* Begin Raw data *

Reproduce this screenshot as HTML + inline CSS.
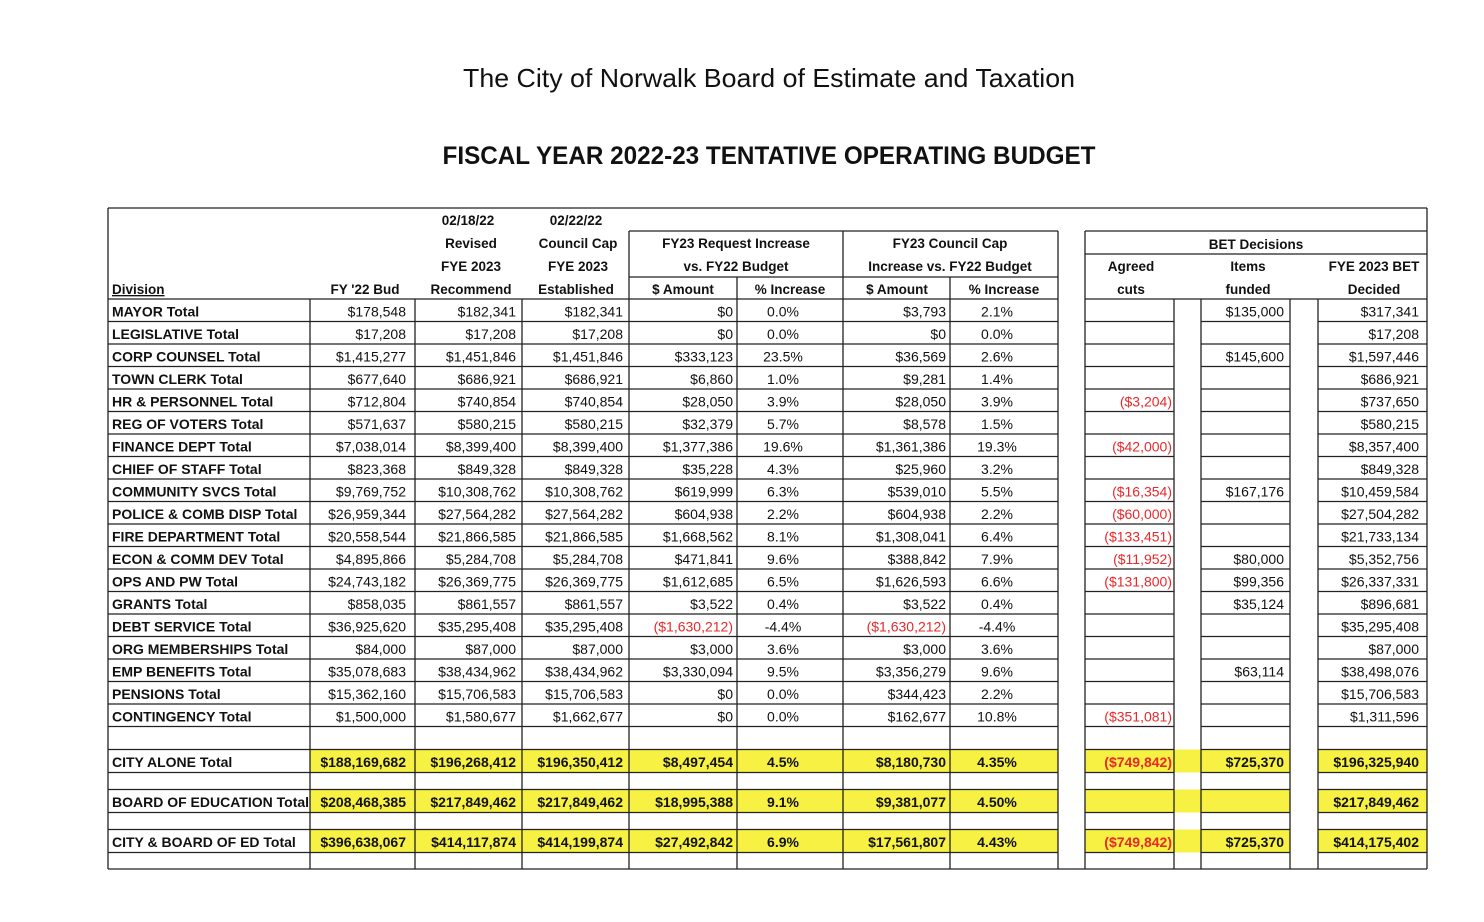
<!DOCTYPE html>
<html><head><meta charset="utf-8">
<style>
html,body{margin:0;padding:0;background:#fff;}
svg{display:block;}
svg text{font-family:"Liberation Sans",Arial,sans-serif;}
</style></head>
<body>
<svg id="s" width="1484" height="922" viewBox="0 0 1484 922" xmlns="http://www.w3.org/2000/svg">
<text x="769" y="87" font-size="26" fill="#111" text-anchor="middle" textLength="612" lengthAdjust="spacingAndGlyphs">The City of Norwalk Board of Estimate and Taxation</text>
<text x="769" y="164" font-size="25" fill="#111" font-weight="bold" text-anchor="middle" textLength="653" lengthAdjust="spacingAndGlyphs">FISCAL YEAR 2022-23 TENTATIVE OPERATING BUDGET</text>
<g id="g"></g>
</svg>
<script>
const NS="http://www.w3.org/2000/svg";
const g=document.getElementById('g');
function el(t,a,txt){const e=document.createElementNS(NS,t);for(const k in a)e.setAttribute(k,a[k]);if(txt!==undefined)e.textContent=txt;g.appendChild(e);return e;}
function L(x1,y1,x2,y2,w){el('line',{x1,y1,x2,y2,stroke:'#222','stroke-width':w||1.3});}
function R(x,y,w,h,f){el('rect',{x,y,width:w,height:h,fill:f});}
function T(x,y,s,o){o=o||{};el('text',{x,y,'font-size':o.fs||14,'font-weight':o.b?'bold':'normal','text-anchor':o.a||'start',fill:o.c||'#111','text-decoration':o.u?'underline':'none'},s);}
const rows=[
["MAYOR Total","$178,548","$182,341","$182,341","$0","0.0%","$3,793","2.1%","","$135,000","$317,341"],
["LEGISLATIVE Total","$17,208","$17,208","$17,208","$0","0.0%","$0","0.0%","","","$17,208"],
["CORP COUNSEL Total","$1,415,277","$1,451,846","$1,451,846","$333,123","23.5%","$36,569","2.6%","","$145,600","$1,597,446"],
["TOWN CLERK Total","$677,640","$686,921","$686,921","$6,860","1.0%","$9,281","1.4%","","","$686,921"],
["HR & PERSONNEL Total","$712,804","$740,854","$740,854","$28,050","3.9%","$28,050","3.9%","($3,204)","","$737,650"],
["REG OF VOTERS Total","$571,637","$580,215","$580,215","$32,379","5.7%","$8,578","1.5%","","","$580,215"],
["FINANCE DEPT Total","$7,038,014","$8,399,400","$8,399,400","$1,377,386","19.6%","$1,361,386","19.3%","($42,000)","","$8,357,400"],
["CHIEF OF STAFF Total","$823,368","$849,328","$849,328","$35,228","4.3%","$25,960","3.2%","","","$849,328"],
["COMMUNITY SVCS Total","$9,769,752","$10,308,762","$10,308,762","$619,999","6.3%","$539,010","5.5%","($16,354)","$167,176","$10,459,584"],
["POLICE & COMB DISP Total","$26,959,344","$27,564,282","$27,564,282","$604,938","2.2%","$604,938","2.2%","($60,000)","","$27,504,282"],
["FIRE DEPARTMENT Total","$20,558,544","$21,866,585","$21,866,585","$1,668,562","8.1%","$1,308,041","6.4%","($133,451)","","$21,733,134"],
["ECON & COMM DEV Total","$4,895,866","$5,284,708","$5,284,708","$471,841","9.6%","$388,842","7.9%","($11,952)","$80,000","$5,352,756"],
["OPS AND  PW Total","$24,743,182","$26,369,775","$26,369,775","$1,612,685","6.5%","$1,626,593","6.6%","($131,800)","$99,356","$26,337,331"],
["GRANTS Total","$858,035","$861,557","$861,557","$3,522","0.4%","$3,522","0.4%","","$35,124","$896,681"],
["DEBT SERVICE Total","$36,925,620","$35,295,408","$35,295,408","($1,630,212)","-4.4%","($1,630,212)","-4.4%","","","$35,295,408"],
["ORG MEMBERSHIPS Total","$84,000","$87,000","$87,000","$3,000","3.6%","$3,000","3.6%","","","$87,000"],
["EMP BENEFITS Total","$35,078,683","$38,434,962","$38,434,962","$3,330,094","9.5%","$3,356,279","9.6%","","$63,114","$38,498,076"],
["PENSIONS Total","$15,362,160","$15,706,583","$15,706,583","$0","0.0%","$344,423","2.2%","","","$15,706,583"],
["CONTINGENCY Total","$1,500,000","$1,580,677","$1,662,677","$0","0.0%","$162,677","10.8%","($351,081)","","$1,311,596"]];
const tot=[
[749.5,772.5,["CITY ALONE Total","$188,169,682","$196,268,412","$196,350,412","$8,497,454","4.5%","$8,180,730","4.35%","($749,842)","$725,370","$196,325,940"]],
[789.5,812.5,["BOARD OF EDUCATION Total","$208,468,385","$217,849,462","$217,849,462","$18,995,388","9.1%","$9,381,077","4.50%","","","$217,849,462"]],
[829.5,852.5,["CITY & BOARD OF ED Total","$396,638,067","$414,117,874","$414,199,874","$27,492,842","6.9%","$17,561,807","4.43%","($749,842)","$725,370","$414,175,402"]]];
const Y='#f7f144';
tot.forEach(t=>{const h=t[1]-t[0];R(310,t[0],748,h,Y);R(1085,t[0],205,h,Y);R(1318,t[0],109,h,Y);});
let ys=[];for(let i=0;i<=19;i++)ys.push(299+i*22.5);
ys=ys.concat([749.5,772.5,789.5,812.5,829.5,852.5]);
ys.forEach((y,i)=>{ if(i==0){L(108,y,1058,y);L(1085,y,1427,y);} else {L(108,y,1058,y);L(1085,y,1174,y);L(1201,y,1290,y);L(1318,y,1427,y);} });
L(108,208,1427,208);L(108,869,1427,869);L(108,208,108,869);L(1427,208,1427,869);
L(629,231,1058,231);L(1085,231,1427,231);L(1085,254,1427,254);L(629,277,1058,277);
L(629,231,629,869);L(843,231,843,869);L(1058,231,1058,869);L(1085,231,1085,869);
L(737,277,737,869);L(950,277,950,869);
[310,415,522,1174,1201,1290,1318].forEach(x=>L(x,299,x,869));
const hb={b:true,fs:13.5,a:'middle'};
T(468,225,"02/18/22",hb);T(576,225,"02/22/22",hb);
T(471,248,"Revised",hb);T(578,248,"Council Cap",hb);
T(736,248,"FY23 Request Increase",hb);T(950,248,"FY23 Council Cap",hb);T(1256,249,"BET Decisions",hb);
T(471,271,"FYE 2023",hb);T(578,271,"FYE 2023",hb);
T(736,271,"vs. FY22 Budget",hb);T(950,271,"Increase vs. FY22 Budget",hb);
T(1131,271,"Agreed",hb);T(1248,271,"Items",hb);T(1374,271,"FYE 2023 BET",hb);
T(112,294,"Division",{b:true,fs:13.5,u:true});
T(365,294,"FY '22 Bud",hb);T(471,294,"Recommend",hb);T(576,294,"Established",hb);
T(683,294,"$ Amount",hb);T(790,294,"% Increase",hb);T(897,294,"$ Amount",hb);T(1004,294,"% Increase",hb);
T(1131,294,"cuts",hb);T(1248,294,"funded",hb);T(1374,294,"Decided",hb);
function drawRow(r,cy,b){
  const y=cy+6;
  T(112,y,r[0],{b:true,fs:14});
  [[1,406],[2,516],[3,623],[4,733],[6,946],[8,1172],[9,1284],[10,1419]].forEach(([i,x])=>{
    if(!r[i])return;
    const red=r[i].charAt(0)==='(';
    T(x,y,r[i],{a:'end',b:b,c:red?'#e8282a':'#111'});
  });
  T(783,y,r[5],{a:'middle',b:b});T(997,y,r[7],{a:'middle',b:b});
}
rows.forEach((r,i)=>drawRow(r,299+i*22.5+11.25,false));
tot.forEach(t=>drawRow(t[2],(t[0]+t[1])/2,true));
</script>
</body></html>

* End Raw data *

Aim of the exercise: Transcribe all of the material exactly, leaving out whatever pictures it contains.

In response:
Reproduce this screenshot as HTML + inline CSS.
<!DOCTYPE html>
<html><head><meta charset="utf-8">
<style>
html,body{margin:0;padding:0;background:#fff;}
svg{display:block;}
svg text{font-family:"Liberation Sans",Arial,sans-serif;}
</style></head>
<body>
<svg id="s" width="1484" height="922" viewBox="0 0 1484 922" xmlns="http://www.w3.org/2000/svg">
<text x="769" y="87" font-size="26" fill="#111" text-anchor="middle" textLength="612" lengthAdjust="spacingAndGlyphs">The City of Norwalk Board of Estimate and Taxation</text>
<text x="769" y="164" font-size="25" fill="#111" font-weight="bold" text-anchor="middle" textLength="653" lengthAdjust="spacingAndGlyphs">FISCAL YEAR 2022-23 TENTATIVE OPERATING BUDGET</text>
<g id="g"></g>
</svg>
<script>
const NS="http://www.w3.org/2000/svg";
const g=document.getElementById('g');
function el(t,a,txt){const e=document.createElementNS(NS,t);for(const k in a)e.setAttribute(k,a[k]);if(txt!==undefined)e.textContent=txt;g.appendChild(e);return e;}
function L(x1,y1,x2,y2,w){el('line',{x1,y1,x2,y2,stroke:'#222','stroke-width':w||1.3});}
function R(x,y,w,h,f){el('rect',{x,y,width:w,height:h,fill:f});}
function T(x,y,s,o){o=o||{};el('text',{x,y,'font-size':o.fs||14,'font-weight':o.b?'bold':'normal','text-anchor':o.a||'start',fill:o.c||'#111','text-decoration':o.u?'underline':'none'},s);}
const rows=[
["MAYOR Total","$178,548","$182,341","$182,341","$0","0.0%","$3,793","2.1%","","$135,000","$317,341"],
["LEGISLATIVE Total","$17,208","$17,208","$17,208","$0","0.0%","$0","0.0%","","","$17,208"],
["CORP COUNSEL Total","$1,415,277","$1,451,846","$1,451,846","$333,123","23.5%","$36,569","2.6%","","$145,600","$1,597,446"],
["TOWN CLERK Total","$677,640","$686,921","$686,921","$6,860","1.0%","$9,281","1.4%","","","$686,921"],
["HR & PERSONNEL Total","$712,804","$740,854","$740,854","$28,050","3.9%","$28,050","3.9%","($3,204)","","$737,650"],
["REG OF VOTERS Total","$571,637","$580,215","$580,215","$32,379","5.7%","$8,578","1.5%","","","$580,215"],
["FINANCE DEPT Total","$7,038,014","$8,399,400","$8,399,400","$1,377,386","19.6%","$1,361,386","19.3%","($42,000)","","$8,357,400"],
["CHIEF OF STAFF Total","$823,368","$849,328","$849,328","$35,228","4.3%","$25,960","3.2%","","","$849,328"],
["COMMUNITY SVCS Total","$9,769,752","$10,308,762","$10,308,762","$619,999","6.3%","$539,010","5.5%","($16,354)","$167,176","$10,459,584"],
["POLICE & COMB DISP Total","$26,959,344","$27,564,282","$27,564,282","$604,938","2.2%","$604,938","2.2%","($60,000)","","$27,504,282"],
["FIRE DEPARTMENT Total","$20,558,544","$21,866,585","$21,866,585","$1,668,562","8.1%","$1,308,041","6.4%","($133,451)","","$21,733,134"],
["ECON & COMM DEV Total","$4,895,866","$5,284,708","$5,284,708","$471,841","9.6%","$388,842","7.9%","($11,952)","$80,000","$5,352,756"],
["OPS AND  PW Total","$24,743,182","$26,369,775","$26,369,775","$1,612,685","6.5%","$1,626,593","6.6%","($131,800)","$99,356","$26,337,331"],
["GRANTS Total","$858,035","$861,557","$861,557","$3,522","0.4%","$3,522","0.4%","","$35,124","$896,681"],
["DEBT SERVICE Total","$36,925,620","$35,295,408","$35,295,408","($1,630,212)","-4.4%","($1,630,212)","-4.4%","","","$35,295,408"],
["ORG MEMBERSHIPS Total","$84,000","$87,000","$87,000","$3,000","3.6%","$3,000","3.6%","","","$87,000"],
["EMP BENEFITS Total","$35,078,683","$38,434,962","$38,434,962","$3,330,094","9.5%","$3,356,279","9.6%","","$63,114","$38,498,076"],
["PENSIONS Total","$15,362,160","$15,706,583","$15,706,583","$0","0.0%","$344,423","2.2%","","","$15,706,583"],
["CONTINGENCY Total","$1,500,000","$1,580,677","$1,662,677","$0","0.0%","$162,677","10.8%","($351,081)","","$1,311,596"]];
const tot=[
[749.5,772.5,["CITY ALONE Total","$188,169,682","$196,268,412","$196,350,412","$8,497,454","4.5%","$8,180,730","4.35%","($749,842)","$725,370","$196,325,940"]],
[789.5,812.5,["BOARD OF EDUCATION Total","$208,468,385","$217,849,462","$217,849,462","$18,995,388","9.1%","$9,381,077","4.50%","","","$217,849,462"]],
[829.5,852.5,["CITY & BOARD OF ED Total","$396,638,067","$414,117,874","$414,199,874","$27,492,842","6.9%","$17,561,807","4.43%","($749,842)","$725,370","$414,175,402"]]];
const Y='#f7f144';
tot.forEach(t=>{const h=t[1]-t[0];R(310,t[0],748,h,Y);R(1085,t[0],205,h,Y);R(1318,t[0],109,h,Y);});
let ys=[];for(let i=0;i<=19;i++)ys.push(299+i*22.5);
ys=ys.concat([749.5,772.5,789.5,812.5,829.5,852.5]);
ys.forEach((y,i)=>{ if(i==0){L(108,y,1058,y);L(1085,y,1427,y);} else {L(108,y,1058,y);L(1085,y,1174,y);L(1201,y,1290,y);L(1318,y,1427,y);} });
L(108,208,1427,208);L(108,869,1427,869);L(108,208,108,869);L(1427,208,1427,869);
L(629,231,1058,231);L(1085,231,1427,231);L(1085,254,1427,254);L(629,277,1058,277);
L(629,231,629,869);L(843,231,843,869);L(1058,231,1058,869);L(1085,231,1085,869);
L(737,277,737,869);L(950,277,950,869);
[310,415,522,1174,1201,1290,1318].forEach(x=>L(x,299,x,869));
const hb={b:true,fs:13.5,a:'middle'};
T(468,225,"02/18/22",hb);T(576,225,"02/22/22",hb);
T(471,248,"Revised",hb);T(578,248,"Council Cap",hb);
T(736,248,"FY23 Request Increase",hb);T(950,248,"FY23 Council Cap",hb);T(1256,249,"BET Decisions",hb);
T(471,271,"FYE 2023",hb);T(578,271,"FYE 2023",hb);
T(736,271,"vs. FY22 Budget",hb);T(950,271,"Increase vs. FY22 Budget",hb);
T(1131,271,"Agreed",hb);T(1248,271,"Items",hb);T(1374,271,"FYE 2023 BET",hb);
T(112,294,"Division",{b:true,fs:13.5,u:true});
T(365,294,"FY '22 Bud",hb);T(471,294,"Recommend",hb);T(576,294,"Established",hb);
T(683,294,"$ Amount",hb);T(790,294,"% Increase",hb);T(897,294,"$ Amount",hb);T(1004,294,"% Increase",hb);
T(1131,294,"cuts",hb);T(1248,294,"funded",hb);T(1374,294,"Decided",hb);
function drawRow(r,cy,b){
  const y=cy+6;
  T(112,y,r[0],{b:true,fs:14});
  [[1,406],[2,516],[3,623],[4,733],[6,946],[8,1172],[9,1284],[10,1419]].forEach(([i,x])=>{
    if(!r[i])return;
    const red=r[i].charAt(0)==='(';
    T(x,y,r[i],{a:'end',b:b,c:red?'#e8282a':'#111'});
  });
  T(783,y,r[5],{a:'middle',b:b});T(997,y,r[7],{a:'middle',b:b});
}
rows.forEach((r,i)=>drawRow(r,299+i*22.5+11.25,false));
tot.forEach(t=>drawRow(t[2],(t[0]+t[1])/2,true));
</script>
</body></html>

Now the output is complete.